▶ _RAW DATA_
— begin —

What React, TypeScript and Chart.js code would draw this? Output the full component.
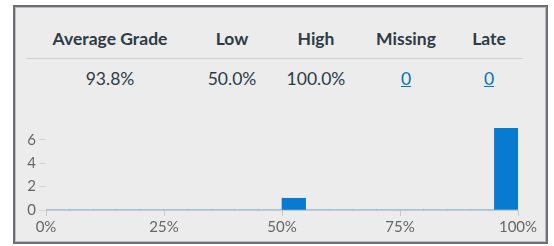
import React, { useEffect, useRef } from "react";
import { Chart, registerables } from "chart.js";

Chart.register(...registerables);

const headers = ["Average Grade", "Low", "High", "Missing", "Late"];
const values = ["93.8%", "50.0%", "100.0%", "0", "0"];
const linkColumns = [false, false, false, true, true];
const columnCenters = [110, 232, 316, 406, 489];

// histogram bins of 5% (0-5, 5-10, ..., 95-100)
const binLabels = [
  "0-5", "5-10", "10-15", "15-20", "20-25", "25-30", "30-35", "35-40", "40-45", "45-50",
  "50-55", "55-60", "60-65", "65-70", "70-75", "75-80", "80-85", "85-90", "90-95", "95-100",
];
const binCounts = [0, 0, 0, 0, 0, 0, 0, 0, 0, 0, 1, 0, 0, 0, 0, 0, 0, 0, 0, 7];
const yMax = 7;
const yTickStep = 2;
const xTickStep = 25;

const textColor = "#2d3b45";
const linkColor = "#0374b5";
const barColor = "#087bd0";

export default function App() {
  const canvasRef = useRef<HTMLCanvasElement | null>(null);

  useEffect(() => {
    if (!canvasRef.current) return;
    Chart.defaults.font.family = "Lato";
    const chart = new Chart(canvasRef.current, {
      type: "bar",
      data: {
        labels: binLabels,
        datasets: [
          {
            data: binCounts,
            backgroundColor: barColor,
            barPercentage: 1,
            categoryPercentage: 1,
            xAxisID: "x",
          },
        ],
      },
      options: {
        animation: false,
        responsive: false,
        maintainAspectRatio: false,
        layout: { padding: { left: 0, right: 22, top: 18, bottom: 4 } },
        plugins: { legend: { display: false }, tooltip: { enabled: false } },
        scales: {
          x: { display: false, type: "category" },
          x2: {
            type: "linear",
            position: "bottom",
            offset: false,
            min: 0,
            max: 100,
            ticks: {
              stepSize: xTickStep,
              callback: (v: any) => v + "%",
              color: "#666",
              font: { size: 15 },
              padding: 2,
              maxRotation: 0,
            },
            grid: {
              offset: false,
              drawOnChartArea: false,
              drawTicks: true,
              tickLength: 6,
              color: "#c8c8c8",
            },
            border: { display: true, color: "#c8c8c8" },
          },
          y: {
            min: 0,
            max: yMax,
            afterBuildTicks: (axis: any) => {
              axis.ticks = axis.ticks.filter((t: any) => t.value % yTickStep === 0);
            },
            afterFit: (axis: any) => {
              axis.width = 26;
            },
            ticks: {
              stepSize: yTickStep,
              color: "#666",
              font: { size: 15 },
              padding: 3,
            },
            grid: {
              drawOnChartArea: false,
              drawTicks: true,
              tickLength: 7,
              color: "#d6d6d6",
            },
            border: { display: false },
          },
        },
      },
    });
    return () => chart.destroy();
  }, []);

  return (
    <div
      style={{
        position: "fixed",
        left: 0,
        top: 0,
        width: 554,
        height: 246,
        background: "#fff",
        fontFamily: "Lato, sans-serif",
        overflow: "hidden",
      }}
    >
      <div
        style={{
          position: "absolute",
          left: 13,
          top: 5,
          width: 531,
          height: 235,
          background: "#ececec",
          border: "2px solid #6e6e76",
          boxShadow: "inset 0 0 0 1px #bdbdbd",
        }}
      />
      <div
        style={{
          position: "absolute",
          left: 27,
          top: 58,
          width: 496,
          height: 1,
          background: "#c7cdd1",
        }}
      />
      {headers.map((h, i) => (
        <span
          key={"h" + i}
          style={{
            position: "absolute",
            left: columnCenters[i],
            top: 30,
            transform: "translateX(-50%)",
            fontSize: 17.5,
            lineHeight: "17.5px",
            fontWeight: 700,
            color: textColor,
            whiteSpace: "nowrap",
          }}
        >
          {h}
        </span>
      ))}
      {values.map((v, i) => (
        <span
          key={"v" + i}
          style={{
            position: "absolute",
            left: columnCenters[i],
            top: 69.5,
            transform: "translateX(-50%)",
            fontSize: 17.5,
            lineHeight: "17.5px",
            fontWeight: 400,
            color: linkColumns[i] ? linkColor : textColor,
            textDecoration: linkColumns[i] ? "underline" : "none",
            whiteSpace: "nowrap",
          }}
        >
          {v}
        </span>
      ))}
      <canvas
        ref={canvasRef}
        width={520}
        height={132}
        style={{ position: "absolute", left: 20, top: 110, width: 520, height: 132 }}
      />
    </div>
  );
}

— end —

▶ _WORK TO COMPLETE_
Please take the lines from the beginning of the data above through the line holding "Chart.register(...registerables);" and transcribe them exactly, without any pictures.

▶ _SOLVED EXERCISE_
What React, TypeScript and Chart.js code would draw this? Output the full component.
import React, { useEffect, useRef } from "react";
import { Chart, registerables } from "chart.js";

Chart.register(...registerables);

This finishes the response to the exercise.